The present invention relates to a hologram scanner which scans an object by using a laser beam diffracted by a hologram.
A bar-code reader is used in a market control system in a supermarket or the like. Such a bar-code reader reads a bar-code printed on a commodity and inputs the information data to a computer to control the operation of the supermarket. A hologram scanner is used as a bar-code scanner of the bar-code reader.
FIG. 1 is a view of a hologram scanner used as a bar-code reader according to the prior art. The scanner comprises a laser source 2, a beam expander 3, a hologram disc 4 comprising a plurality of hologram facet elements, a motor 5 for driving the hologram disc 4, a mirror 9 having a throughhole 9a at the center thereof for passing a laser beam, a condensor lens 10, and an optical detector 11, within an outer box 1. A laser beam from the laser source 2 passes through the throughhole 9a of the mirror 9 and is diffracted by a rotating hologram disc 4 so that the laser beam scans a bar-code 12 printed on a commodity 13, as a scanning beam 7 through a window 6. The laser beam 7 irradiated onto the bar-code 12 is scattered and a part 8 of the scattered light returns toward the hologram disc 4. The scattered light 8 is diffracted by the hologram 4, reflected by the mirror 9, and detected by the detector 11 through the lens 10.
Each component, such as the laser source 2, the hologram disc 4, the motor 5, the mirror 9; and the detector 11, of the hologram scanner is individually attached to the outer box 1 of the bar-code reader, together with the other components such as a control circuit, an interface unit and a power source. Such a structure is not compact and is inconvenient to handle, which causes difficulties when assembling the bar-code reader since the positioning of the parts of the hologram scanner is not easy.
The hologram disc 4 of the prior art scanner comprises a disc plate located perpendicularly to the rotational axis thereof. Therefore, the diffraction angle .theta. (FIG. 2) of the scanning beam 7 must be large for elongating the scanning line traced by the scanning point A with respect to the rotational angle of the hologram disc 4. However, if the diffraction angle .theta. is enlarged, the amount of the scattered light 8 received by the hologram disc 4 decreases, which results in the degradation of the reliability of the detection.

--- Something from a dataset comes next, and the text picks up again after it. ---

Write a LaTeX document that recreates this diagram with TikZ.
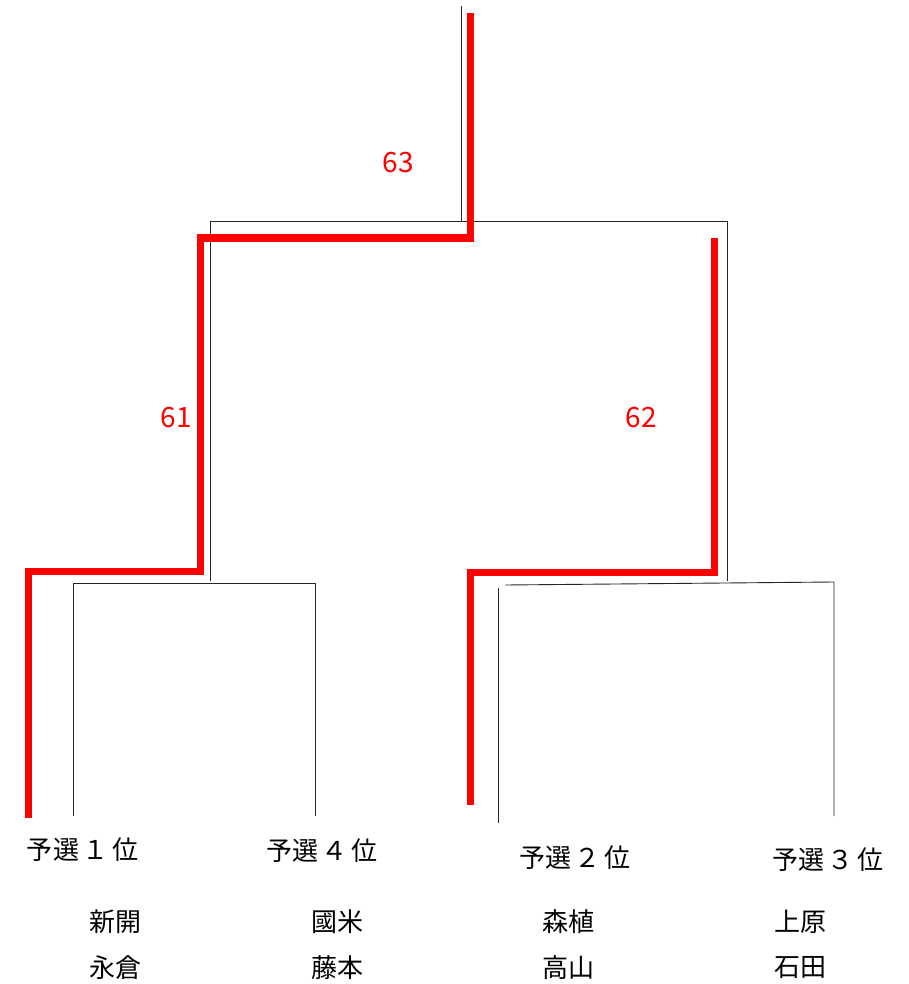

The reading ability of the scanner is upgraded as the laser beam is strengthened. However, the eyes of the operator or customer may be damaged if the laser beam is excessively strengthened. The laser beam strength must not exceed the safety standards for the human eye. The prior art method for enhancing the allowable laser beam strength in accordance with the safety standards is illustrated in FIG. 3. The laser beam for scanning in one direction is divided into two beams which are separated from each other by more than 7 mm at the outside of the scanning window 50' (d&lt;7 mm), by using hologram facets having slightly different diffraction angles. The two separated beams (dash line and solid line) scan in the same direction, e.g., in the direction perpendicular to the drawing sheet. By using two separated beams in one scanning direction, the strength of each of the beams can be enhanced, even if they continuously scan one after the other in the same direction, since they are deemed to be independent of each other. However, in such an arrangement, the width of the window 50' formed in the cover plate 49' disposed over the glass plate 48' must be enlarged to allow the passage of the two separated beams, which can lead to accidental damage of the glass plate by the article to be scanned above the window 50'.